Christine Valentin, réélue en février 2019 à la présidence de la Chambre d’agriculture de Lozère, a témoigné, le 26 février au SIA, de la conversion de son exploitation d’élevage laitier à l’agriculture biologique.
Les quatre associé(e)s du Gaec familial de Fraissinet (La Canourgue) disposent de 370 ha, pour l’essentiel des causses de faible valeur agronomique situés à 830 mètres d’altitude, en zone de montagne. Les vaches et les brebis restent 5 à 6 mois à l’intérieur. Le chargement ne dépasse pas 0,55 UGB/ha. Quand le revenu de l’exploitation a chuté à moins de 10 000 euros en 2014 (les annuités de remboursement absorbant l’essentiel du solde), « nous nous sommes dit qu’il fallait changer notre système », se souvient Christine Valentin. Fallait-il renoncer à l’élevage bovin parce que désormais « le lait de vache est au prix mondial », et se concentrer sur le lait de brebis destiné à la production de Roquefort, plus rémunérateur ? Mais ce serait oublier le loup qui rôde et des années de passion pour la génétique Brune. La décision a finalement été prise de garder des bovins en passant, soit à la transformation et à la vente directe du lait, soit à l’agriculture biologique. Un audit (1) de l’exploitation – « 3 jours à tout regarder » – a conclu en faveur de la seconde option. Parce que les entreprises laitières cherchaient du lait bio dans la région. Parce que les prairies naturelles étaient déjà bio sans en avoir le label (« aucun engrais ni phytosanitaires »). Parce que les vaches recevaient peu de traitements vétérinaires. Et aussi parce que « nos enfants avaient vraiment envie qu’on passe en bio et que le beau-père de 82 ans nous avait dit que nous faisions le bon choix ».
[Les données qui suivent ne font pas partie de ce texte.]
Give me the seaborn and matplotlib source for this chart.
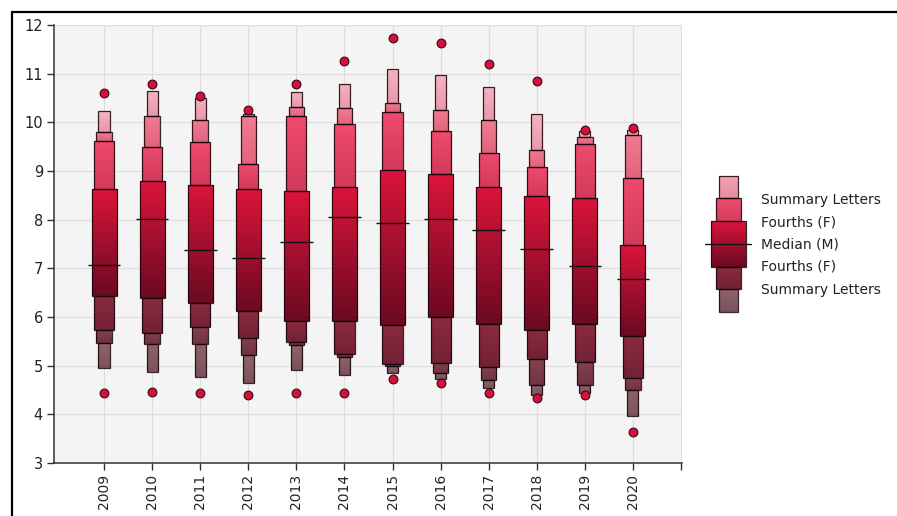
import numpy as np
import pandas as pd
import matplotlib
matplotlib.use("Agg")
import matplotlib.pyplot as plt
import seaborn as sns
from matplotlib.colors import LinearSegmentedColormap
from matplotlib.lines import Line2D

# Letter values per year (upper summary letter -> lower summary letter)
years = ["2009", "2010", "2011", "2012", "2013", "2014",
         "2015", "2016", "2017", "2018", "2019", "2020"]
c_hi = [10.24, 10.64, 10.51, 10.18, 10.62, 10.79, 11.10, 10.97, 10.73, 10.17, 9.82, 9.84]
d_hi = [9.80, 10.14, 10.05, 10.12, 10.31, 10.29, 10.40, 10.25, 10.04, 9.43, 9.69, 9.75]
e_hi = [9.62, 9.49, 9.60, 9.14, 10.14, 9.97, 10.22, 9.82, 9.38, 9.08, 9.56, 8.85]
f_hi = [8.62, 8.80, 8.72, 8.62, 8.58, 8.67, 9.03, 8.94, 8.67, 8.48, 8.45, 7.47]
median = [7.06, 8.01, 7.37, 7.21, 7.54, 8.05, 7.93, 8.01, 7.79, 7.40, 7.04, 6.78]
f_lo = [6.44, 6.40, 6.28, 6.12, 5.91, 5.91, 5.84, 6.01, 5.86, 5.73, 5.86, 5.60]
e_lo = [5.73, 5.68, 5.80, 5.56, 5.49, 5.25, 5.03, 5.05, 4.98, 5.13, 5.08, 4.74]
d_lo = [5.46, 5.44, 5.44, 5.21, 5.42, 5.18, 4.99, 4.84, 4.71, 4.60, 4.60, 4.51]
c_lo = [4.96, 4.86, 4.76, 4.65, 4.91, 4.80, 4.84, 4.72, 4.54, 4.40, 4.43, 3.97]
outlier_hi = [10.60, 10.78, 10.54, 10.25, 10.78, 11.27, 11.73, 11.64, 11.20, 10.85, 9.84, 9.88]
outlier_lo = [4.44, 4.46, 4.44, 4.40, 4.44, 4.44, 4.73, 4.65, 4.44, 4.33, 4.40, 3.63]

legend_labels = ["Summary Letters", "Fourths (F)", "Median (M)",
                 "Fourths (F)", "Summary Letters"]

sns.set_theme(style="whitegrid", rc={
    "axes.facecolor": "#f4f4f4",
    "grid.color": "#dedede",
    "grid.linewidth": 0.9,
    "axes.edgecolor": "#333333",
})
plt.rcParams["font.family"] = ["DejaVu Sans"]

W, H = 897, 516
fig = plt.figure(figsize=(W / 100, H / 100), dpi=100)
fig.patch.set_facecolor("white")
ax = fig.add_axes([54 / W, 1 - 463 / H, (682 - 54) / W, (463 - 25) / H])

x = np.arange(len(years))

# segment spec: (bottom values, top values, width, top colour, bottom colour)
segments = [
    (d_hi, c_hi, 0.23, "#f5b4c2", "#ea97a9"),
    (e_hi, d_hi, 0.32, "#f07c93", "#e2637d"),
    (f_hi, e_hi, 0.42, "#ef4b6d", "#d23a5b"),
    (f_lo, f_hi, 0.52, "#dc143c", "#6a0a20"),
    (e_lo, f_lo, 0.42, "#8c2a40", "#712233"),
    (d_lo, e_lo, 0.32, "#86404f", "#6f3444"),
    (c_lo, d_lo, 0.23, "#8f636c", "#7b525b"),
]

grad = np.linspace(1, 0, 256).reshape(-1, 1)


def gradient_bars(axis, xs, lo, hi, width, ctop, cbot):
    lo = np.asarray(lo)
    hi = np.asarray(hi)
    bars = axis.bar(xs, hi - lo, width=width, bottom=lo, facecolor="none",
                    edgecolor=(0.08, 0.02, 0.04, 0.85), linewidth=0.9, zorder=4)
    cmap = LinearSegmentedColormap.from_list("seg", [cbot, ctop])
    for b in bars:
        x0, y0 = b.get_x(), b.get_y()
        im = axis.imshow(grad, cmap=cmap, aspect="auto", interpolation="bicubic",
                         extent=[x0, x0 + b.get_width(), y0, y0 + b.get_height()],
                         zorder=3)
        im.set_clip_path(b)
    return bars


for lo, hi, wdt, ctop, cbot in segments:
    gradient_bars(ax, x, lo, hi, wdt, ctop, cbot)

# median lines
ax.hlines(median, x - 0.34, x + 0.34, color="#111111", linewidth=1.0, zorder=5)

# outliers
out_df = pd.DataFrame({
    "pos": np.concatenate([x, x]),
    "value": outlier_hi + outlier_lo,
})
sns.scatterplot(data=out_df, x="pos", y="value", ax=ax, s=40, color="#d5103a",
                edgecolor="#3a0812", linewidth=0.8, zorder=6, legend=False)

ax.set_xlim(-1.04, 12.02)
ax.set_ylim(3, 12)
ax.set_xticks(list(x) + [12])
ax.set_xticklabels(years + [""], rotation=90, fontsize=10, color="#222222")
ax.set_yticks(range(3, 13))
ax.set_yticklabels([str(v) for v in range(3, 13)], fontsize=10.5, color="#222222")
ax.set_xlabel("")
ax.set_ylabel("")
ax.tick_params(axis="both", which="both", direction="out", length=5, width=1,
               color="#333333", pad=3, bottom=True, left=True)
for side in ["top", "right"]:
    ax.spines[side].set_visible(False)
for side in ["left", "bottom"]:
    ax.spines[side].set_color("#333333")
    ax.spines[side].set_linewidth(1.1)
ax.grid(True, zorder=0)
ax.set_axisbelow(True)

# legend key drawn as a miniature letter-value box (pixel coordinates, y down)
lax = fig.add_axes([0, 0, 1, 1], facecolor="none")
lax.set_xlim(0, W)
lax.set_ylim(H, 0)
lax.axis("off")

legend_boxes = [
    (719, 738, 176, 198, "#f2a2b3", "#e58c9f"),
    (716, 741, 198, 221, "#ee4b6d", "#d63e5e"),
    (711, 746, 221, 267, "#dc143c", "#6a0a20"),
    (716, 741, 267, 289, "#8c2a40", "#712233"),
    (719, 738, 289, 312, "#8f636c", "#7b525b"),
]
for x0, x1, y0, y1, ctop, cbot in legend_boxes:
    gradient_bars(lax, [(x0 + x1) / 2], [y1], [y0], x1 - x0, ctop, cbot)
lax.plot([705, 751], [244, 244], color="#111111", linewidth=1.0, zorder=5)
for yy, lab in zip([200, 222, 245, 267, 290], legend_labels):
    lax.text(761, yy, lab, fontsize=10, color="#222222", va="center", ha="left")

# outer frame
fig.add_artist(Line2D([12 / W, 12 / W], [0, 1 - 12 / H], transform=fig.transFigure,
                      color="black", linewidth=1.6))
fig.add_artist(Line2D([12 / W, 1], [1 - 12 / H, 1 - 12 / H], transform=fig.transFigure,
                      color="black", linewidth=1.6))

fig.savefig("out.png", dpi=100, facecolor="white")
« Opportuniste ? Et pourquoi pas ? »
« Ça a marché, se réjouit Christine Valentin. Nous sommes très satisfaits. Nous avons trouvé un meilleur équilibre. Nous avons entraîné d’autres producteurs dans la vallée du Lot et créé un groupe de développement. » La conversion a débuté en mai 2016. En décembre 2017, le lait de vache était vendu en bio à Sodiaal. Alors que les associés du Gaec pensaient initialement rester en conventionnel pour le lait de brebis, la conversion s’est là encore imposée. En mars 2018, il était vendu en bio. « Passer de 900 €/t à 1 300 €/t a permis de dégager 35 000 € pour trouver un salarié ». En lait de vache, le prix a bondi de 337 €/1000 l en 2016 à 482 €/1000 l en 2018 – « ça couvre les charges même si l’aliment est plus cher ». Surtout, le revenu disponible a vraiment augmenté. « Une conversion en bio opportuniste ? Et pourquoi pas ? »
Autonomie protéique
Est-ce à dire que tout a été facile ? Certainement pas. Le Gaec a renoncé au zéro pâturage adopté depuis l’installation de deux robots de traite à partir de 2005. Il a fallu abandonner les hormones utilisées pour cycler les brebis. L’assolement s’est complexifié pour gagner en autonomie protéique (prairies temporaires de luzerne, prairies temporaires relais, avoine, méteils ensilés ou moissonnés). Surtout, il a fallu faire face à deux « graves sécheresses en 2017 et 2018 » qui ont fait chuter le rendement en lait de vache (de 9 200 l/an à 7 900 l/an) et imposé une réduction du cheptel (95 vaches à la fin 2016, 70 vaches au début 2019). Une décapitalisation que Christine Valentin espère temporaire. « Nous avons gardé des génisses pour pouvoir remonter en effectif si l’année est normale. » En 2019, elle va tenter la culture de betterave fourragère sans désherbant. Mais pas sans eau… La retenue collinaire créée en 2014 y trouverait un regain d’intérêt.
Benoît Contour
(1) Le diagnostic du projet de conversion a été réalisé dans le cadre du « Visa pour la Bio » proposé par la Chambre d’agriculture et financé par la Région Occitanie.